• **SHORT EXERCISE**:
Write out the entire listing below exactly, with the pictures left out.

• **EXERCISE INPUT**:
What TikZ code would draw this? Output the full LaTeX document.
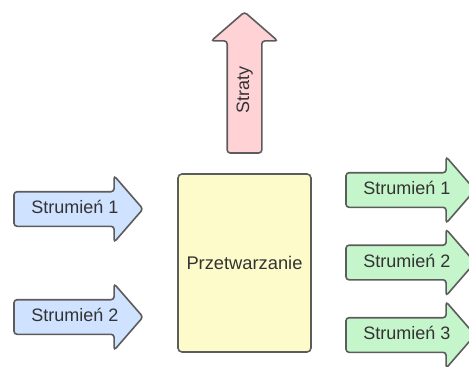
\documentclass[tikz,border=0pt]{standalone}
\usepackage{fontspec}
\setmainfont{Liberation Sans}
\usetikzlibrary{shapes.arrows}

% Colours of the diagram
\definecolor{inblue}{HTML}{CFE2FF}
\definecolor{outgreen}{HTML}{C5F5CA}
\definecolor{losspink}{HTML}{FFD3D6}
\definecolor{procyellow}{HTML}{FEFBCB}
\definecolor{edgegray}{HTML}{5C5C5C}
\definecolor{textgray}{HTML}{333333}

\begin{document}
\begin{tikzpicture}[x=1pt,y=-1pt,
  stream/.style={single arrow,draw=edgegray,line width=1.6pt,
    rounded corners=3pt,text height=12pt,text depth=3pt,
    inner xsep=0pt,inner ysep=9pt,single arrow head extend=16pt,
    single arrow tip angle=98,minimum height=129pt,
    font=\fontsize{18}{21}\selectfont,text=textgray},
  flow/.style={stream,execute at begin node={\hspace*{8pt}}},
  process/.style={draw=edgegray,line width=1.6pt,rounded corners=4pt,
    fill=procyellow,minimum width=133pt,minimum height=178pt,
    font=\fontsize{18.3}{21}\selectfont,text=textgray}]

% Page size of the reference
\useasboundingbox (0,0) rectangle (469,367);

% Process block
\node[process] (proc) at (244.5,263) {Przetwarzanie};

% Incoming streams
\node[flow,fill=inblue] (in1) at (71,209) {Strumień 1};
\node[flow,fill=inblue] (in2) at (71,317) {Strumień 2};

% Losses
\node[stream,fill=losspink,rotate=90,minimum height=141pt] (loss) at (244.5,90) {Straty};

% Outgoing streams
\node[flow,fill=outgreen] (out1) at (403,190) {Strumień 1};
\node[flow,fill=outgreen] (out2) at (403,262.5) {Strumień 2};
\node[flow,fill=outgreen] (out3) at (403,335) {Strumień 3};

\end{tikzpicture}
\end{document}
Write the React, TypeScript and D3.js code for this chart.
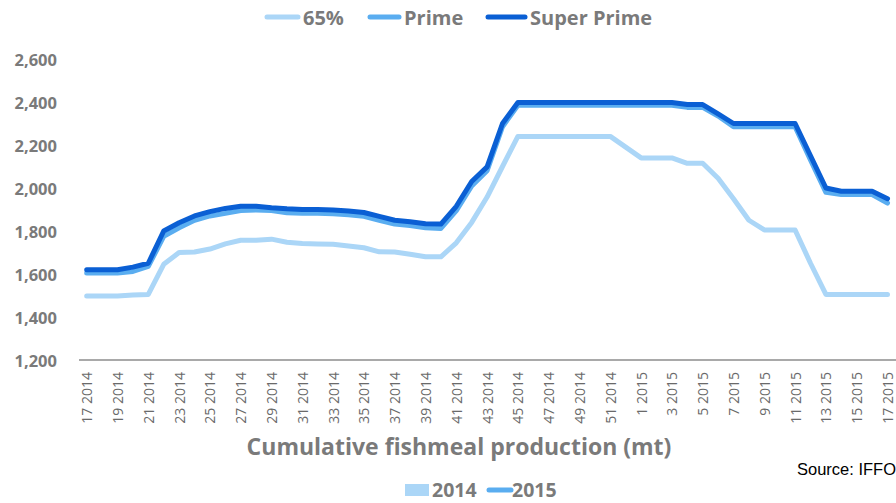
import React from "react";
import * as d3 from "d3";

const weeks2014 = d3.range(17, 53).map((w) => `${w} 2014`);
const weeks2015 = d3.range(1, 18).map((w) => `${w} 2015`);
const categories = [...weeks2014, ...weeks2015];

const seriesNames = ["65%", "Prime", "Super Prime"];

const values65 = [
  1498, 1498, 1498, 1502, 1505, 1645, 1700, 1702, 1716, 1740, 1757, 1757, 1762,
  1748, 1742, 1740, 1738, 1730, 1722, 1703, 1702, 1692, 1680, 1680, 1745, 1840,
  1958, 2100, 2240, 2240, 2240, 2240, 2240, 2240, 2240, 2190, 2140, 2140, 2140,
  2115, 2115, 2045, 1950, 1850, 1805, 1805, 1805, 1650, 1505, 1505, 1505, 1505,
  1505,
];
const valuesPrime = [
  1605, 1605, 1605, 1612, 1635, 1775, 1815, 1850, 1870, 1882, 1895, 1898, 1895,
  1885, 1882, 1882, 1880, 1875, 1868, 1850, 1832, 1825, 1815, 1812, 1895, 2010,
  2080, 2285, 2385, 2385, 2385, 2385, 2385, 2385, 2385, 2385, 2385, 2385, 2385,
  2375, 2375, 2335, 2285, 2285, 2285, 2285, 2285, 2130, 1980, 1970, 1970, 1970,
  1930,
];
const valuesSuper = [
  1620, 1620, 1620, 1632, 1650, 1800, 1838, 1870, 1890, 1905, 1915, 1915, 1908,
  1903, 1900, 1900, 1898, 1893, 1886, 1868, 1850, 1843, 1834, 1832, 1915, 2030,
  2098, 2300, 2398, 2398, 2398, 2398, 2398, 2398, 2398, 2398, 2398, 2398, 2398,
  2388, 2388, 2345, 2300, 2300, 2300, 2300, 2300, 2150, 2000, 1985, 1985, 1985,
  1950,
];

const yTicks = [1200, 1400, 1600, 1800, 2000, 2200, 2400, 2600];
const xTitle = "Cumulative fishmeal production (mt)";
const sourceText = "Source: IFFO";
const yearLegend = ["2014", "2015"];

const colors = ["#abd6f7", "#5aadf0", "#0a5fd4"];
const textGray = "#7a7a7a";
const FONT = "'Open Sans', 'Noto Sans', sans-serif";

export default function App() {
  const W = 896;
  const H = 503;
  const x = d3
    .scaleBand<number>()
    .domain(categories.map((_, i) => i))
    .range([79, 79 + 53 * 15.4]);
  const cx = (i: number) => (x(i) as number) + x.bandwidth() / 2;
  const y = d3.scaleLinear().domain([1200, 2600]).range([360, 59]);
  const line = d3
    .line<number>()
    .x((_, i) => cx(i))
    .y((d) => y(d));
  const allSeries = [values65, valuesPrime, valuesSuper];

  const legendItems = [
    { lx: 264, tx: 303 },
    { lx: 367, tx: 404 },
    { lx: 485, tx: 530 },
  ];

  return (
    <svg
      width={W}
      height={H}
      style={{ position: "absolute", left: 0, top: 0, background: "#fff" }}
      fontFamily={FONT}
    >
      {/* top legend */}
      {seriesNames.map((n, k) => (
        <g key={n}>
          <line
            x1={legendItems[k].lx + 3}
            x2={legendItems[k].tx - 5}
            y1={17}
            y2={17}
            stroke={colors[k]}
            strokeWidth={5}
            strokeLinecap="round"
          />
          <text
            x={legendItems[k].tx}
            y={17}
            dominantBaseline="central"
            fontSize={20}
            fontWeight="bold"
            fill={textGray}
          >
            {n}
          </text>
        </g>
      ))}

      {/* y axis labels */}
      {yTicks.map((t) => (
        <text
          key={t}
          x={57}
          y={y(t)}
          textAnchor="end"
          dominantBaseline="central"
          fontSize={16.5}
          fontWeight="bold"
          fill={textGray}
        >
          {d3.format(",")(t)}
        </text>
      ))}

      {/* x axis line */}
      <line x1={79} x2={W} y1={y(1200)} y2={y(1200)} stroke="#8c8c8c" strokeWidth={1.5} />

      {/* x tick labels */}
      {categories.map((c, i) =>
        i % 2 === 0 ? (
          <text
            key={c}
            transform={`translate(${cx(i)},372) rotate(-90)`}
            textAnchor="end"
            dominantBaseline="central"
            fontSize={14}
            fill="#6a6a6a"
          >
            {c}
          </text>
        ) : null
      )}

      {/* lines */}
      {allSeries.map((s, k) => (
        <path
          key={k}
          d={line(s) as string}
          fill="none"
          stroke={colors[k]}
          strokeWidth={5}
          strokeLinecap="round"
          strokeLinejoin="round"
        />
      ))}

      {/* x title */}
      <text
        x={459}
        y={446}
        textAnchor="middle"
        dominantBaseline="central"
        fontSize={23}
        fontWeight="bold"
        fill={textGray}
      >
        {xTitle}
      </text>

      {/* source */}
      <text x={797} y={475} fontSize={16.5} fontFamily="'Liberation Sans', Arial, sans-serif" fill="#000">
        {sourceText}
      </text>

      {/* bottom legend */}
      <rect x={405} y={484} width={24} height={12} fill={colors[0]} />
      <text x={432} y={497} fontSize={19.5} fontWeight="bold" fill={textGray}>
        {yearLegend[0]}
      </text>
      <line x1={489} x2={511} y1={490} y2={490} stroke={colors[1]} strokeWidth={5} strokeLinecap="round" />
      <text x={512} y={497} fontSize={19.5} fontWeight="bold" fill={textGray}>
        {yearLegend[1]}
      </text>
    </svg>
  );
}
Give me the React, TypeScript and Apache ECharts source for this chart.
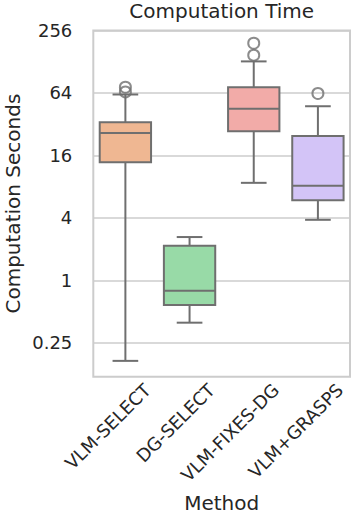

• **WRITTEN SOLUTION**:
What TikZ code would draw this? Output the full LaTeX document.
\documentclass[tikz,border=0pt]{standalone}
\usepackage{fontspec}
\setmainfont{Liberation Sans}
\usetikzlibrary{shapes.arrows}

% Colours of the diagram
\definecolor{inblue}{HTML}{CFE2FF}
\definecolor{outgreen}{HTML}{C5F5CA}
\definecolor{losspink}{HTML}{FFD3D6}
\definecolor{procyellow}{HTML}{FEFBCB}
\definecolor{edgegray}{HTML}{5C5C5C}
\definecolor{textgray}{HTML}{333333}

\begin{document}
\begin{tikzpicture}[x=1pt,y=-1pt,
  stream/.style={single arrow,draw=edgegray,line width=1.6pt,
    rounded corners=3pt,text height=12pt,text depth=3pt,
    inner xsep=0pt,inner ysep=9pt,single arrow head extend=16pt,
    single arrow tip angle=98,minimum height=129pt,
    font=\fontsize{18}{21}\selectfont,text=textgray},
  flow/.style={stream,execute at begin node={\hspace*{8pt}}},
  process/.style={draw=edgegray,line width=1.6pt,rounded corners=4pt,
    fill=procyellow,minimum width=133pt,minimum height=178pt,
    font=\fontsize{18.3}{21}\selectfont,text=textgray}]

% Page size of the reference
\useasboundingbox (0,0) rectangle (469,367);

% Process block
\node[process] (proc) at (244.5,263) {Przetwarzanie};

% Incoming streams
\node[flow,fill=inblue] (in1) at (71,209) {Strumień 1};
\node[flow,fill=inblue] (in2) at (71,317) {Strumień 2};

% Losses
\node[stream,fill=losspink,rotate=90,minimum height=141pt] (loss) at (244.5,90) {Straty};

% Outgoing streams
\node[flow,fill=outgreen] (out1) at (403,190) {Strumień 1};
\node[flow,fill=outgreen] (out2) at (403,262.5) {Strumień 2};
\node[flow,fill=outgreen] (out3) at (403,335) {Strumień 3};

\end{tikzpicture}
\end{document}
Write the React, TypeScript and D3.js code for this chart.
import React from "react";
import * as d3 from "d3";

const weeks2014 = d3.range(17, 53).map((w) => `${w} 2014`);
const weeks2015 = d3.range(1, 18).map((w) => `${w} 2015`);
const categories = [...weeks2014, ...weeks2015];

const seriesNames = ["65%", "Prime", "Super Prime"];

const values65 = [
  1498, 1498, 1498, 1502, 1505, 1645, 1700, 1702, 1716, 1740, 1757, 1757, 1762,
  1748, 1742, 1740, 1738, 1730, 1722, 1703, 1702, 1692, 1680, 1680, 1745, 1840,
  1958, 2100, 2240, 2240, 2240, 2240, 2240, 2240, 2240, 2190, 2140, 2140, 2140,
  2115, 2115, 2045, 1950, 1850, 1805, 1805, 1805, 1650, 1505, 1505, 1505, 1505,
  1505,
];
const valuesPrime = [
  1605, 1605, 1605, 1612, 1635, 1775, 1815, 1850, 1870, 1882, 1895, 1898, 1895,
  1885, 1882, 1882, 1880, 1875, 1868, 1850, 1832, 1825, 1815, 1812, 1895, 2010,
  2080, 2285, 2385, 2385, 2385, 2385, 2385, 2385, 2385, 2385, 2385, 2385, 2385,
  2375, 2375, 2335, 2285, 2285, 2285, 2285, 2285, 2130, 1980, 1970, 1970, 1970,
  1930,
];
const valuesSuper = [
  1620, 1620, 1620, 1632, 1650, 1800, 1838, 1870, 1890, 1905, 1915, 1915, 1908,
  1903, 1900, 1900, 1898, 1893, 1886, 1868, 1850, 1843, 1834, 1832, 1915, 2030,
  2098, 2300, 2398, 2398, 2398, 2398, 2398, 2398, 2398, 2398, 2398, 2398, 2398,
  2388, 2388, 2345, 2300, 2300, 2300, 2300, 2300, 2150, 2000, 1985, 1985, 1985,
  1950,
];

const yTicks = [1200, 1400, 1600, 1800, 2000, 2200, 2400, 2600];
const xTitle = "Cumulative fishmeal production (mt)";
const sourceText = "Source: IFFO";
const yearLegend = ["2014", "2015"];

const colors = ["#abd6f7", "#5aadf0", "#0a5fd4"];
const textGray = "#7a7a7a";
const FONT = "'Open Sans', 'Noto Sans', sans-serif";

export default function App() {
  const W = 896;
  const H = 503;
  const x = d3
    .scaleBand<number>()
    .domain(categories.map((_, i) => i))
    .range([79, 79 + 53 * 15.4]);
  const cx = (i: number) => (x(i) as number) + x.bandwidth() / 2;
  const y = d3.scaleLinear().domain([1200, 2600]).range([360, 59]);
  const line = d3
    .line<number>()
    .x((_, i) => cx(i))
    .y((d) => y(d));
  const allSeries = [values65, valuesPrime, valuesSuper];

  const legendItems = [
    { lx: 264, tx: 303 },
    { lx: 367, tx: 404 },
    { lx: 485, tx: 530 },
  ];

  return (
    <svg
      width={W}
      height={H}
      style={{ position: "absolute", left: 0, top: 0, background: "#fff" }}
      fontFamily={FONT}
    >
      {/* top legend */}
      {seriesNames.map((n, k) => (
        <g key={n}>
          <line
            x1={legendItems[k].lx + 3}
            x2={legendItems[k].tx - 5}
            y1={17}
            y2={17}
            stroke={colors[k]}
            strokeWidth={5}
            strokeLinecap="round"
          />
          <text
            x={legendItems[k].tx}
            y={17}
            dominantBaseline="central"
            fontSize={20}
            fontWeight="bold"
            fill={textGray}
          >
            {n}
          </text>
        </g>
      ))}

      {/* y axis labels */}
      {yTicks.map((t) => (
        <text
          key={t}
          x={57}
          y={y(t)}
          textAnchor="end"
          dominantBaseline="central"
          fontSize={16.5}
          fontWeight="bold"
          fill={textGray}
        >
          {d3.format(",")(t)}
        </text>
      ))}

      {/* x axis line */}
      <line x1={79} x2={W} y1={y(1200)} y2={y(1200)} stroke="#8c8c8c" strokeWidth={1.5} />

      {/* x tick labels */}
      {categories.map((c, i) =>
        i % 2 === 0 ? (
          <text
            key={c}
            transform={`translate(${cx(i)},372) rotate(-90)`}
            textAnchor="end"
            dominantBaseline="central"
            fontSize={14}
            fill="#6a6a6a"
          >
            {c}
          </text>
        ) : null
      )}

      {/* lines */}
      {allSeries.map((s, k) => (
        <path
          key={k}
          d={line(s) as string}
          fill="none"
          stroke={colors[k]}
          strokeWidth={5}
          strokeLinecap="round"
          strokeLinejoin="round"
        />
      ))}

      {/* x title */}
      <text
        x={459}
        y={446}
        textAnchor="middle"
        dominantBaseline="central"
        fontSize={23}
        fontWeight="bold"
        fill={textGray}
      >
        {xTitle}
      </text>

      {/* source */}
      <text x={797} y={475} fontSize={16.5} fontFamily="'Liberation Sans', Arial, sans-serif" fill="#000">
        {sourceText}
      </text>

      {/* bottom legend */}
      <rect x={405} y={484} width={24} height={12} fill={colors[0]} />
      <text x={432} y={497} fontSize={19.5} fontWeight="bold" fill={textGray}>
        {yearLegend[0]}
      </text>
      <line x1={489} x2={511} y1={490} y2={490} stroke={colors[1]} strokeWidth={5} strokeLinecap="round" />
      <text x={512} y={497} fontSize={19.5} fontWeight="bold" fill={textGray}>
        {yearLegend[1]}
      </text>
    </svg>
  );
}
Give me the React, TypeScript and Apache ECharts source for this chart.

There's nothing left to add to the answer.